A while ago I noticed gcc for i386 sometimes optimized a division with a constant value by doing a multiply with the inverse in fixed point.

It goes something like:

a / b <=> (a * (0x10000 / b)) / 0x10000  (*)

Due to the fact that this actual truncates the result (instead of rounding), the factor should be ((0x10000 / b) + 1), instead.

I did a small program to test this out on a PC and it turns out that it works just fine.

I simplified a bit more, by dropping the lower byte of the 24 bit result of doing the 8 bit x 16 bit multiply, and verifyng that the result was not affected by this.

The advantage of this method is that when doing constant divisions, like "a / 10", we do a couple of multiplies (cheap on enhanced avr's) and additions instead of calling a function that loops 8 times doing compares and subtracts.

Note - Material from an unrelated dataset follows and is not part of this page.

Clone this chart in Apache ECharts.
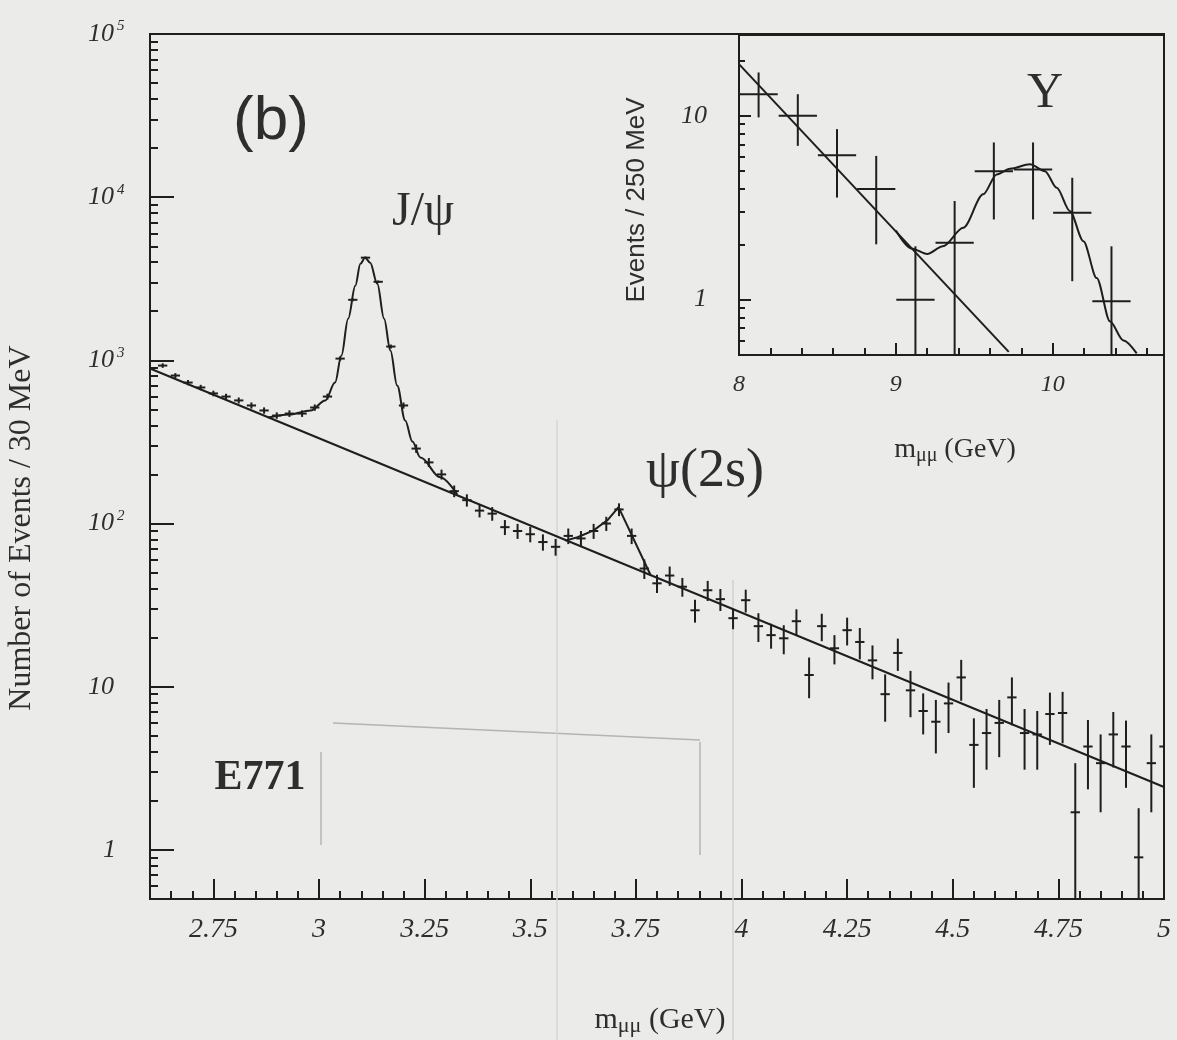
<!DOCTYPE html>
<html>
<head>
<meta charset="utf-8">
<title>E771 dimuon mass spectrum</title>
<script src="https://cdn.jsdelivr.net/npm/echarts@6.0.0/dist/echarts.min.js"></script>
<style>
html, body { margin: 0; padding: 0; background: #ebebea; }
#chart { width: 1177px; height: 1040px; }
</style>
</head>
<body>
<div id="chart"></div>
<script>
// main panel, 30 MeV bins
var massMain = [
  2.63, 2.66, 2.69, 2.72, 2.75, 2.78, 2.81, 2.84, 2.87, 2.90,
  2.93, 2.96, 2.99, 3.02, 3.05, 3.08, 3.11, 3.14, 3.17, 3.20,
  3.23, 3.26, 3.29, 3.32, 3.35, 3.38, 3.41, 3.44, 3.47, 3.50,
  3.53, 3.56, 3.59, 3.62, 3.65, 3.68, 3.71, 3.74, 3.77, 3.80,
  3.83, 3.86, 3.89, 3.92, 3.95, 3.98, 4.01, 4.04, 4.07, 4.10,
  4.13, 4.16, 4.19, 4.22, 4.25, 4.28, 4.31, 4.34, 4.37, 4.40,
  4.43, 4.46, 4.49, 4.52, 4.55, 4.58, 4.61, 4.64, 4.67, 4.70,
  4.73, 4.76, 4.79, 4.82, 4.85, 4.88, 4.91, 4.94, 4.97, 5.00
];
var countsMain = [
  929, 807, 731, 682, 627, 600, 568, 529, 493, 459,
  472, 472, 514, 600, 1025, 2350, 4260, 3030, 1215, 529,
  288, 237, 200, 158, 139, 120, 115, 95, 90, 86,
  77, 72, 84, 81, 90, 100, 122, 84, 53, 43,
  48, 41, 29.4, 39, 34.4, 26.3, 33.9, 23.5, 20.7, 19.8,
  25.2, 11.8, 23.5, 17.2, 22.2, 18.8, 14.5, 9.0, 16.1, 9.5,
  7.1, 6.1, 7.9, 11.4, 4.4, 5.2, 6.0, 8.6, 5.2, 5.1,
  6.8, 6.9, 1.7, 4.3, 3.4, 5.1, 4.3, 0.9, 3.4, 4.3
];
var errMain = [
  30, 28, 27, 26, 25, 24, 24, 23, 22, 21,
  22, 22, 23, 25, 32, 48, 65, 55, 35, 23,
  17, 15, 14, 13, 12, 11, 11, 10, 9.5, 9.3,
  8.8, 8.5, 9.2, 9, 9.5, 10, 11, 9.2, 7.3, 5.5,
  6.5, 5.4, 4.7, 5.5, 5.3, 3.8, 5.4, 4.7, 3.6, 4.0,
  4.6, 3.3, 4.5, 3.5, 4.3, 4.1, 3.4, 2.9, 3.6, 3.0,
  2.0, 2.2, 2.7, 3.2, 2.0, 2.1, 2.3, 2.8, 2.1, 2.0,
  2.4, 2.4, 1.7, 1.95, 1.7, 1.9, 1.9, 0.9, 1.7, 1.85
];
// fitted curves (the total follows the background outside the peaks)
var bgMain = [[2.60, 891], [5.00, 2.43]];
var fitJpsi = [
  [2.88, 447], [2.93, 466], [2.98, 493], [3.015, 568], [3.038, 731],
  [3.053, 1070], [3.069, 1800], [3.086, 2870], [3.098, 3910], [3.109, 4260],
  [3.121, 3970], [3.138, 2950], [3.154, 1800], [3.169, 1148], [3.185, 701],
  [3.204, 428], [3.221, 318], [3.240, 254], [3.287, 192], [3.327, 151]
];
var fitPsi2s = [[3.583, 78.6], [3.612, 82.4], [3.650, 90.8], [3.683, 105], [3.709, 126], [3.785, 48.2]];

// inset, 250 MeV bins
var massInset = [8.125, 8.375, 8.625, 8.875, 9.125, 9.375, 9.625, 9.875, 10.125, 10.375];
var countsInset = [13.1, 10.0, 6.1, 4.0, 1.0, 2.04, 5.0, 5.1, 2.97, 0.98];
var lowInset = [9.8, 6.86, 3.59, 2.0, 0, 0, 2.73, 2.73, 1.26, 0];
var highInset = [17.2, 13.1, 8.46, 6.05, 1.95, 3.44, 7.16, 7.16, 4.6, 1.95];
var bgInset = [[8.0, 19.1], [9.72, 0.52]];
var fitUpsilon = [
  [9.0, 2.38], [9.1, 1.9], [9.2, 1.77], [9.3, 1.95], [9.43, 2.46],
  [9.557, 3.74], [9.643, 4.8], [9.728, 5.15], [9.855, 5.45], [9.951, 5.0],
  [10.026, 4.06], [10.11, 3.03], [10.196, 2.08], [10.281, 1.31], [10.366, 0.76],
  [10.451, 0.6], [10.536, 0.51]
];

// tick labels
var xLabelsMain = [2.75, 3, 3.25, 3.5, 3.75, 4, 4.25, 4.5, 4.75, 5];
var yLabelsMain = [1, 10, 100, 1000, 10000, 100000];
var xLabelsInset = [8, 9, 10];
var yLabelsInset = [1, 10];

var ink = '#1e1e1e';
var textInk = '#2e2e2e';
var serif = '"Liberation Serif", "DejaVu Serif", serif';
var sans = '"Liberation Sans", "DejaVu Sans", sans-serif';
var yMinMain = 0.5, yMinInset = 0.5;

// minor tick positions
var minorXMain = [];
for (var k = 53; k <= 99; k++) {
  if (k % 5 !== 0) minorXMain.push(k * 0.05);
}
var minorXInset = [8.2, 8.4, 8.6, 8.8, 9.2, 9.4, 9.6, 9.8, 10.2, 10.4, 10.6];
var minorYMain = [0.6, 0.7, 0.8, 0.9];
[1, 10, 100, 1000, 10000].forEach(function (d) {
  for (var m = 2; m <= 9; m++) minorYMain.push(m * d);
});
var minorYInset = [0.6, 0.7, 0.8, 0.9, 2, 3, 4, 5, 6, 7, 8, 9, 20];

var mainPoints = massMain.map(function (m, i) {
  return [m, countsMain[i], Math.max(countsMain[i] - errMain[i], yMinMain), countsMain[i] + errMain[i]];
});
var insetPoints = massInset.map(function (m, i) {
  return [m, countsInset[i], Math.max(lowInset[i], yMinInset), highInset[i]];
});

function errorCross(halfW, width) {
  return function (params, api) {
    var x = api.value(0), y = api.value(1);
    var c = api.coord([x, y]);
    var l = api.coord([x - halfW, y]);
    var r = api.coord([x + halfW, y]);
    var t = api.coord([x, api.value(3)]);
    var b = api.coord([x, api.value(2)]);
    var st = { stroke: ink, lineWidth: width };
    return {
      type: 'group',
      children: [
        { type: 'line', shape: { x1: l[0], y1: c[1], x2: r[0], y2: c[1] }, style: st },
        { type: 'line', shape: { x1: c[0], y1: t[1], x2: c[0], y2: b[1] }, style: st }
      ]
    };
  };
}

function tickAxis(grid, type, min, max, pos, values, len, label) {
  return {
    gridIndex: grid, type: type, min: min, max: max, position: pos,
    axisLine: { show: false, onZero: false },
    splitLine: { show: false },
    axisTick: { show: true, inside: true, length: len, customValues: values, lineStyle: { color: ink, width: 2 } },
    axisLabel: label || { show: false }
  };
}

function logLabel(v) {
  var e = Math.round(Math.log10(v));
  if (e === 0) return '{one|1}';
  if (e === 1) return '{b|10}';
  return '{b|10}{s|' + e + '}';
}

var chart = echarts.init(document.getElementById('chart'));
chart.setOption({
  animation: false,
  backgroundColor: '#ebebea',
  grid: [
    { left: 150, top: 34, width: 1014, height: 865, show: true, borderColor: ink, borderWidth: 2,
      containLabel: false, outerBoundsMode: 'none' },
    { left: 739, top: 35, width: 425, height: 320, show: true, borderColor: ink, borderWidth: 2,
      containLabel: false, outerBoundsMode: 'none' }
  ],
  xAxis: [
    tickAxis(0, 'value', 2.6, 5, 'bottom', xLabelsMain, 20, {
      customValues: xLabelsMain, margin: 17, color: textInk,
      fontFamily: serif, fontStyle: 'italic', fontSize: 28,
      formatter: function (v) { return String(v); }
    }),
    tickAxis(0, 'value', 2.6, 5, 'bottom', minorXMain, 8),
    tickAxis(1, 'value', 8, 10.71, 'bottom', xLabelsInset, 12, {
      customValues: xLabelsInset, margin: 18, color: textInk,
      fontFamily: serif, fontStyle: 'italic', fontSize: 24,
      formatter: function (v) { return String(v); }
    }),
    tickAxis(1, 'value', 8, 10.71, 'bottom', minorXInset, 7)
  ],
  yAxis: [
    tickAxis(0, 'log', yMinMain, 100000, 'left', yLabelsMain, 24, {
      customValues: yLabelsMain, margin: 62, align: 'left',
      formatter: logLabel,
      rich: {
        b: { fontFamily: serif, fontStyle: 'italic', fontSize: 26, color: textInk, lineHeight: 30 },
        s: { fontFamily: serif, fontStyle: 'italic', fontSize: 15, color: textInk, verticalAlign: 'top', padding: [0, 0, 0, 3] },
        one: { fontFamily: serif, fontStyle: 'italic', fontSize: 26, color: textInk, padding: [0, 0, 0, 15] }
      }
    }),
    tickAxis(0, 'log', yMinMain, 100000, 'left', minorYMain, 8),
    tickAxis(1, 'log', yMinInset, 27.5, 'left', yLabelsInset, 12, {
      customValues: yLabelsInset, margin: 32, color: textInk,
      fontFamily: serif, fontStyle: 'italic', fontSize: 26,
      formatter: function (v) { return String(Math.round(v)); }
    }),
    tickAxis(1, 'log', yMinInset, 27.5, 'left', minorYInset, 6)
  ],
  series: [
    { type: 'line', xAxisIndex: 0, yAxisIndex: 0, data: bgMain, symbol: 'none', silent: true,
      lineStyle: { color: ink, width: 2 } },
    { type: 'line', xAxisIndex: 0, yAxisIndex: 0, data: fitJpsi, symbol: 'none', silent: true,
      smooth: 0.35, smoothMonotone: 'x', lineStyle: { color: ink, width: 2 } },
    { type: 'line', xAxisIndex: 0, yAxisIndex: 0, data: fitPsi2s, symbol: 'none', silent: true,
      lineStyle: { color: ink, width: 2 } },
    { type: 'custom', xAxisIndex: 0, yAxisIndex: 0, data: mainPoints, clip: true, silent: true,
      encode: { x: 0, y: 1 }, renderItem: errorCross(0.011, 2) },
    { type: 'line', xAxisIndex: 2, yAxisIndex: 2, data: bgInset, symbol: 'none', silent: true, clip: true,
      lineStyle: { color: ink, width: 2 } },
    { type: 'line', xAxisIndex: 2, yAxisIndex: 2, data: fitUpsilon, symbol: 'none', silent: true, clip: true,
      smooth: 0.3, smoothMonotone: 'x', lineStyle: { color: ink, width: 2 } },
    { type: 'custom', xAxisIndex: 2, yAxisIndex: 2, data: insetPoints, clip: true, silent: true,
      encode: { x: 0, y: 1 }, renderItem: errorCross(0.122, 2) }
  ],
  graphic: [
    // faint photocopy marks
    { type: 'line', silent: true, shape: { x1: 333, y1: 723, x2: 700, y2: 740 }, style: { stroke: '#b4b4b4', lineWidth: 1.5 } },
    { type: 'line', silent: true, shape: { x1: 321, y1: 752, x2: 321, y2: 845 }, style: { stroke: '#b4b4b4', lineWidth: 1.5 } },
    { type: 'line', silent: true, shape: { x1: 700, y1: 742, x2: 700, y2: 855 }, style: { stroke: '#b4b4b4', lineWidth: 1.5 } },
    { type: 'line', silent: true, shape: { x1: 557, y1: 420, x2: 557, y2: 1040 }, style: { stroke: '#d6d6d6', lineWidth: 1.5 } },
    { type: 'line', silent: true, shape: { x1: 733, y1: 580, x2: 733, y2: 1040 }, style: { stroke: '#d0d0d0', lineWidth: 1.5 } },
    // annotations
    { type: 'text', x: 271, y: 122, style: { text: '(b)', font: '62px ' + sans, fill: textInk, textAlign: 'center', textVerticalAlign: 'middle' } },
    { type: 'text', x: 423, y: 212, style: { text: 'J/ψ', font: '48px ' + serif, fill: textInk, textAlign: 'center', textVerticalAlign: 'middle' } },
    { type: 'text', x: 705, y: 472, style: { text: 'ψ(2s)', font: '54px ' + serif, fill: textInk, textAlign: 'center', textVerticalAlign: 'middle' } },
    { type: 'text', x: 260, y: 778, style: { text: 'E771', font: 'bold 42px ' + serif, fill: textInk, textAlign: 'center', textVerticalAlign: 'middle' } },
    { type: 'text', x: 1045, y: 94, style: { text: 'Y', font: '50px ' + serif, fill: textInk, textAlign: 'center', textVerticalAlign: 'middle' } },
    // axis titles
    { type: 'text', x: 22, y: 528, rotation: Math.PI / 2,
      style: { text: 'Number of Events / 30 MeV', font: '32px ' + serif, fill: textInk, textAlign: 'center', textVerticalAlign: 'middle' } },
    { type: 'text', x: 637, y: 200, rotation: Math.PI / 2,
      style: { text: 'Events / 250 MeV', font: '26px ' + sans, fill: textInk, textAlign: 'center', textVerticalAlign: 'middle' } },
    { type: 'text', x: 660, y: 1020,
      style: { text: '{m|m}{s|μμ}{m| (GeV)}', fill: textInk, textAlign: 'center', textVerticalAlign: 'middle',
        rich: { m: { font: '30px ' + serif, fill: textInk, lineHeight: 34 }, s: { font: '22px ' + serif, fill: textInk, verticalAlign: 'bottom' } } } },
    { type: 'text', x: 955, y: 450,
      style: { text: '{m|m}{s|μμ}{m| (GeV)}', fill: textInk, textAlign: 'center', textVerticalAlign: 'middle',
        rich: { m: { font: '28px ' + serif, fill: textInk, lineHeight: 32 }, s: { font: '20px ' + serif, fill: textInk, verticalAlign: 'bottom' } } } }
  ]
});
</script>
</body>
</html>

Even if we need the module (we often do), it is just one more multiply / subtract away.

I can write the assembly code for doing this, if it seems like a good idea, but if someone more experienced can write the md rules, that would be great :)

Paulo Marques
Software Development Department - Grupo PIE, S.A.
Phone: +351 252 290600, Fax: +351 252 290601
Web: www.grupopie.com

Pointy-Haired Boss: I don't see anything that could stand in our way.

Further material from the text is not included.